Son olarak dün bir polis memurunun standa gelerek kitaplığı kaldırmalarını istediğini aktaran Ege,  "Kaldırmadık çünkü hukuki bir gerekçe de göstermedi bize. Daha sonra çevremizde onlarca TEM polisi toplandı. Üzerlerinde TEM yeleği vardı. Daha sonra aynı sivil polis memuru tekrar geldi. 'Bunları buradan kaldıracaksınız demedim mi?' diyerek kitapları toplamaya başladı. Valiliğin böyle bir yasağı yok. Gönüllüler olarak çalışıyoruz. Herhangi bir şekilde satış gerçekleştirmiyoruz. Maddi olarak bağış da toplamıyoruz. Bizden kitap almaya gelen insanlar 'Ne kadar güzel bir iş yapıyorsunuz' diyerek bize kitap bağışında bulunabiliyorlardı. Arkadaşlarımız kendi kütüphanelerinden kitaplar getirdiler. Böyle bir ağ ile kitapları topladık.
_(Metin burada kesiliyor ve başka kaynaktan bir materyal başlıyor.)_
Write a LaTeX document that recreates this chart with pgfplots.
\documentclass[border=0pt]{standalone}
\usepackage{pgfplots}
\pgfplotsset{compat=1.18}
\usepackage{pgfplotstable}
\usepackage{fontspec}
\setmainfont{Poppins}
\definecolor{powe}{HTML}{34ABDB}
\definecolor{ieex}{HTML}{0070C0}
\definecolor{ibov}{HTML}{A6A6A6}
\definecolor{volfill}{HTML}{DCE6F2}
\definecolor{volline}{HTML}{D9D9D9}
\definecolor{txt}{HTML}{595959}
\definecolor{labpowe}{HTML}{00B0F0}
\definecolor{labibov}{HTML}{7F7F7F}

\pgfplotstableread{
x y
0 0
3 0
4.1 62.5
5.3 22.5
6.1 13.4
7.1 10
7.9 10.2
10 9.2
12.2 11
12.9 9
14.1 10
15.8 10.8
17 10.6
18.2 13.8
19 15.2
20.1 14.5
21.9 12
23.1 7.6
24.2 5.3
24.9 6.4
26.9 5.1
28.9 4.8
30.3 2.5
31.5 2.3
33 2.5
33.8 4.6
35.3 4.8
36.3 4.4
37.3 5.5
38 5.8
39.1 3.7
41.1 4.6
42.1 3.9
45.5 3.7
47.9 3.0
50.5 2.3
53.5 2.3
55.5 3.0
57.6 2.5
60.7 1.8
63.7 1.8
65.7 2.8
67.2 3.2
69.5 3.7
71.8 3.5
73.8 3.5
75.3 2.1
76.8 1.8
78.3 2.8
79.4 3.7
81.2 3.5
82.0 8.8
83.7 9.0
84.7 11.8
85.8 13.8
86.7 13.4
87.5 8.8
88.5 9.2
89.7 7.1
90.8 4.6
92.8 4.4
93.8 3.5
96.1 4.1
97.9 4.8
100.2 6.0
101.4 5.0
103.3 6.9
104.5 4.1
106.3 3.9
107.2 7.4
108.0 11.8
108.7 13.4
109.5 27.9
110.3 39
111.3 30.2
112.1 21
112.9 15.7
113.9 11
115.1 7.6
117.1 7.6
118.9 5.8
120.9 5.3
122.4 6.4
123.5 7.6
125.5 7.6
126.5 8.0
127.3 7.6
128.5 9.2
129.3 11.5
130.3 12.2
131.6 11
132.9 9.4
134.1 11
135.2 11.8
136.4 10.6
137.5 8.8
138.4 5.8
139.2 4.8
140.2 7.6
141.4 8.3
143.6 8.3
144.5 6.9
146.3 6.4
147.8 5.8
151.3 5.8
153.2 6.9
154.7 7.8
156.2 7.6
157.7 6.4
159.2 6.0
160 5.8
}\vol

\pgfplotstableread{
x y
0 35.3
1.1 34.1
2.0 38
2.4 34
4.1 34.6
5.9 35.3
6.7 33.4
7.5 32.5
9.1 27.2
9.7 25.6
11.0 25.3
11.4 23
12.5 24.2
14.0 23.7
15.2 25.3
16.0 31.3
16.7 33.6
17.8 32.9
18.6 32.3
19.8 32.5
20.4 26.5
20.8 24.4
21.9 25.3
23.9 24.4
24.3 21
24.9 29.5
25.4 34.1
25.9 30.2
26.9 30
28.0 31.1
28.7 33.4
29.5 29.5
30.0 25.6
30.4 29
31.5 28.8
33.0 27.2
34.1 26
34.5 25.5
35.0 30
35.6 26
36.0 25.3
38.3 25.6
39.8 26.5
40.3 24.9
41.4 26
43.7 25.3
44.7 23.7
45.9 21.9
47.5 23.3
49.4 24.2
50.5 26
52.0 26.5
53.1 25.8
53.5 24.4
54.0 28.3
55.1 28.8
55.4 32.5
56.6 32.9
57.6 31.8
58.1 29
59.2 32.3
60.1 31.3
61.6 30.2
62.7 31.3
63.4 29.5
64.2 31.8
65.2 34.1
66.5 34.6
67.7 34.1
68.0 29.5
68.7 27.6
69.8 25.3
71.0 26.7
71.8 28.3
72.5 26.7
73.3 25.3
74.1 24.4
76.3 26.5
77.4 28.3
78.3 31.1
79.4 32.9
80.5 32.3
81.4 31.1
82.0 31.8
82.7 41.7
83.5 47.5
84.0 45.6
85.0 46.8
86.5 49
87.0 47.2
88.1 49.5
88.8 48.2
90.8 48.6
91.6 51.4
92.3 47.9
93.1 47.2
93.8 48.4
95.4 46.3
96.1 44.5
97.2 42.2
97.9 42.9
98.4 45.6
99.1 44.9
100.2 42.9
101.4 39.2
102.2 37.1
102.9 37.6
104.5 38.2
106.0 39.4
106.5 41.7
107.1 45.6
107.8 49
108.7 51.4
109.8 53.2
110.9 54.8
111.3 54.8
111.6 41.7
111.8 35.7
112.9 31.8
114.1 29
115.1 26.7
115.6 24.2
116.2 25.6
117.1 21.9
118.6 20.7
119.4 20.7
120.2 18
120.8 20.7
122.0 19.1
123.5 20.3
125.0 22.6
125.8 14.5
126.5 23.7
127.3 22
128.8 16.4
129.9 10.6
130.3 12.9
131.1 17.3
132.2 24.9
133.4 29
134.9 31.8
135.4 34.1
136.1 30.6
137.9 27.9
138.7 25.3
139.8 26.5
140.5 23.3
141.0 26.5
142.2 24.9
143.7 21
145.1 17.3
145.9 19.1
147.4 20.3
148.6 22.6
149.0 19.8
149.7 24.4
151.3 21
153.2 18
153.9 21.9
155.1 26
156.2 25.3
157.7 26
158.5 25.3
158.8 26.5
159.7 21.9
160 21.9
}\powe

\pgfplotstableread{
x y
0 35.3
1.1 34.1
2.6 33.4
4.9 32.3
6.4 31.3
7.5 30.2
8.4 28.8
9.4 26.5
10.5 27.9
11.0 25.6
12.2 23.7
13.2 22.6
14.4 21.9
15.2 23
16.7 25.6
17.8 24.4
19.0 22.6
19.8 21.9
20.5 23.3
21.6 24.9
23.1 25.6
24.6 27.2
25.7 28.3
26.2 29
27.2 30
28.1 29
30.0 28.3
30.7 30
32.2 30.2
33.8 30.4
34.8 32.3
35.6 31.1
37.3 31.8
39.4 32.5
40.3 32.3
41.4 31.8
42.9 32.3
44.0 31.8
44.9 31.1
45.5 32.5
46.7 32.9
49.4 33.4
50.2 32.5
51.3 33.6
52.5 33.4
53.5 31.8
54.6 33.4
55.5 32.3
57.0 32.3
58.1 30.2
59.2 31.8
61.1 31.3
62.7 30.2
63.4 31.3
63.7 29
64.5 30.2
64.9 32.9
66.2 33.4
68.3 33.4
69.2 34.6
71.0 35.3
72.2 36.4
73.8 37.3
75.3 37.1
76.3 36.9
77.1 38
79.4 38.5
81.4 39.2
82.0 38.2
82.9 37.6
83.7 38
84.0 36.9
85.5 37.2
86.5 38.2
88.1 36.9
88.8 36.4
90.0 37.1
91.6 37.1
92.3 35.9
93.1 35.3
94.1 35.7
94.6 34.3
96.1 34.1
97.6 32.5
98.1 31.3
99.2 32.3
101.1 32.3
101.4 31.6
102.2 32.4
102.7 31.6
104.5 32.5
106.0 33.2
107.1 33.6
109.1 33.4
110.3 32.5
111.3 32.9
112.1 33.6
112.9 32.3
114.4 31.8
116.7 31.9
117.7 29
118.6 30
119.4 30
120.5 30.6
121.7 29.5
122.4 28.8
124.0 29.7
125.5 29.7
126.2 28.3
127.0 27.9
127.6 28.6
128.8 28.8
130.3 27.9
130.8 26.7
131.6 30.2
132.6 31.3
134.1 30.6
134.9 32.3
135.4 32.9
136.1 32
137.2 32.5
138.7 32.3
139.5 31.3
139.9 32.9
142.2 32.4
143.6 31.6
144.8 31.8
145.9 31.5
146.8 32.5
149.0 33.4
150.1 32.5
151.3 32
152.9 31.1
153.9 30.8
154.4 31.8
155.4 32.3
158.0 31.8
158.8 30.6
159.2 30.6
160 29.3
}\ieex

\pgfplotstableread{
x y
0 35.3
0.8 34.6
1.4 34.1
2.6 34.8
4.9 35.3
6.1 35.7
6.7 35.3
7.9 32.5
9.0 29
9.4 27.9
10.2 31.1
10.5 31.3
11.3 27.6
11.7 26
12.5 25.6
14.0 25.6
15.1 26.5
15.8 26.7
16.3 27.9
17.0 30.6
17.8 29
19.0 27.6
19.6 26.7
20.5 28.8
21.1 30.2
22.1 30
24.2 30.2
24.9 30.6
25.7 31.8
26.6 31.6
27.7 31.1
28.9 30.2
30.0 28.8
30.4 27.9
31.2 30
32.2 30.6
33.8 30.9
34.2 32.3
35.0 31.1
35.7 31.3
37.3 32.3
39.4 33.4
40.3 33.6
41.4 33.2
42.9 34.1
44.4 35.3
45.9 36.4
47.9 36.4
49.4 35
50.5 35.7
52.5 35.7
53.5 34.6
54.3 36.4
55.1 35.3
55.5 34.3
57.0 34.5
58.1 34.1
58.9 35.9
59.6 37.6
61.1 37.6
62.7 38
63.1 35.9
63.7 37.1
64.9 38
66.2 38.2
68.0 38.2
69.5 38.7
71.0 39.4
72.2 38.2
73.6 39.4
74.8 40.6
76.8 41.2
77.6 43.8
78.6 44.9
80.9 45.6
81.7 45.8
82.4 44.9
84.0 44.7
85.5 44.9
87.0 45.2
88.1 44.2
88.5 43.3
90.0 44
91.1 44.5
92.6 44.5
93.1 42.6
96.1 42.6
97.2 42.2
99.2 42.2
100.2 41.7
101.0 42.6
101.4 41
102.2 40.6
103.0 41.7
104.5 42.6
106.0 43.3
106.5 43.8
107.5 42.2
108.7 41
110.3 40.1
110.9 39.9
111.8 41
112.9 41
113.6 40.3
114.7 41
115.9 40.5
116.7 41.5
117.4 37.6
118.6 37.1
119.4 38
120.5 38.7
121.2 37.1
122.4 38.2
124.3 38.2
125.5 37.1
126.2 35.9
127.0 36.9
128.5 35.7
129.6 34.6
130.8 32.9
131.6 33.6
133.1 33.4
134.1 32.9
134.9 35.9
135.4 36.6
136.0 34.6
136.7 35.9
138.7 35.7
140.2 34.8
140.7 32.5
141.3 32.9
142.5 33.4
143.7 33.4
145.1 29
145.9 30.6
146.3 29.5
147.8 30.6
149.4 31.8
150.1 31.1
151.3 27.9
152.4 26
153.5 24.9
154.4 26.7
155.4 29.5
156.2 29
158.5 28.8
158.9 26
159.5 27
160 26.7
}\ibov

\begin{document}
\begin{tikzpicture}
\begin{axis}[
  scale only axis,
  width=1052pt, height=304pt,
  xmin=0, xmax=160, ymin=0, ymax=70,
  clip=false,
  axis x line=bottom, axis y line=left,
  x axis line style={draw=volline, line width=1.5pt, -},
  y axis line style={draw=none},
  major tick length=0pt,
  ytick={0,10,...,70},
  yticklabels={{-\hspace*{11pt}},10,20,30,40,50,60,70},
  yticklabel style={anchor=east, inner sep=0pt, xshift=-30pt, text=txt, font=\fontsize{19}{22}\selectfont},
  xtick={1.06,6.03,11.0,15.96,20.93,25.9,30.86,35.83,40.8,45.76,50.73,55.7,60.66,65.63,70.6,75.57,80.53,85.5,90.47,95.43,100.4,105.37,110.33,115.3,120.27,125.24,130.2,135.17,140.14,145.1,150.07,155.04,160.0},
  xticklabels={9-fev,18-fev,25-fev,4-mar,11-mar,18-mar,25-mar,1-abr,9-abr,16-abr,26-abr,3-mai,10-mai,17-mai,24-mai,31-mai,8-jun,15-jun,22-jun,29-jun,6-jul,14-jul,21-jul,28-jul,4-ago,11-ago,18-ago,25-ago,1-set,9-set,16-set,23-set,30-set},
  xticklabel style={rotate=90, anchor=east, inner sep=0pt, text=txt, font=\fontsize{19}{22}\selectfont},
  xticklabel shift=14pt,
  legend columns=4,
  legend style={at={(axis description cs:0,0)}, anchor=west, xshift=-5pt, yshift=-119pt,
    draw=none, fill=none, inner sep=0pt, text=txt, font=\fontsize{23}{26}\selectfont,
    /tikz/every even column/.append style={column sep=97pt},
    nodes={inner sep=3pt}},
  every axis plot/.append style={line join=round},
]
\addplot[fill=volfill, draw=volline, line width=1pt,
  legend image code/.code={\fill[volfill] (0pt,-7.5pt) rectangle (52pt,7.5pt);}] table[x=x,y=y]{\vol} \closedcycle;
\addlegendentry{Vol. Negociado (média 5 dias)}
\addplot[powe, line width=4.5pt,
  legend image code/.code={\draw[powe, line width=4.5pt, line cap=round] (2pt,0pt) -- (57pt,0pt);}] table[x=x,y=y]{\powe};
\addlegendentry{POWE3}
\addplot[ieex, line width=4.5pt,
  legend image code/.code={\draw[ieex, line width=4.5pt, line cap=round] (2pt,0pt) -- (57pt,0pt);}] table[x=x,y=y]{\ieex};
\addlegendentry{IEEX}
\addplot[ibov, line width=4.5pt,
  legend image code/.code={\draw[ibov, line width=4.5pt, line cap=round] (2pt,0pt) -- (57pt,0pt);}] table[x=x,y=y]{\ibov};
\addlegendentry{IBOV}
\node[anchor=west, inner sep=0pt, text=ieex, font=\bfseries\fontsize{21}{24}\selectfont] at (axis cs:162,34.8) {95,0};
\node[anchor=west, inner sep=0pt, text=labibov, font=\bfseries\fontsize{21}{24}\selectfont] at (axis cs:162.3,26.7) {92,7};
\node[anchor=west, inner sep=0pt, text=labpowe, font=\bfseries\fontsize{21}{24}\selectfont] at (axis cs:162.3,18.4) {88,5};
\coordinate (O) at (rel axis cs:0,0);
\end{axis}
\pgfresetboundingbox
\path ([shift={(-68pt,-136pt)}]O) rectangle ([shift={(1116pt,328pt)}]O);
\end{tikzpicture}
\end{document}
Daha sonra kitapların bandrolsüz olduğunu söyledi polisler. Ancak kitaplar bandrollüydü. Biraz tepki gösterince kimlikleri aldılar. Çevreden de insanlar tepki göstermeye başladılar. Bunun üzerine AFAD'tan izin alın dediler. İçerde bireysel olarak yardım etmeye gelmiş bir çok insan vardı. Bu da bize mantıklı gelmedi. Daha sonra bizi alanın dışına çıkardılar. Esasen orada biz size izin vermiyoruz hadi çıkın diyemedikleri için bizi kitaplarımızla alanın dışına çıkartıp göndermiş oldular" dedi.

'KİTAPLARI ARDA BARAN'IN MEMLEKETİNE YOLLAYABİLİRİZ'

Oradan çıkarıldıktan sonra kitaplık çalışmalarına devam ettiklerini aktaran Ege, toplanan kitaplarla ilgili çeşitli düşüncelerinin olduğunu da aktardı. Ege, "Oradan çıkarıldıktan sonra Manavkuyu'daki öğretmen evinin yanında bulunan çadır alanına geldik. Dünden beri buradayız. Burada devam ediyoruz. Halen sosyal medyadan gören Türkiye'nin her yerinden insan kitap bağışı yapmak istediklerini söylüyor. Bu kampanyanın devam ettirebilirsek eğer elimizde de belirli bir miktarda kitap oluşursa bunları farklı bir şekilde değerlendirebileceğimiz bir yere de evriltmeyi düşünüyoruz. Örneğin köy okullarına bağışlanabilir. Hatta depremde yaşamını yitiren Tuncelili Arda Baran'ın memleketine gönderilebilir. Orada bir kütüphane kurulabilir. Karar verdiğimiz şeyler değil ancak bunlar da düşüncelerimiz arasında" ifadelerini kullandı.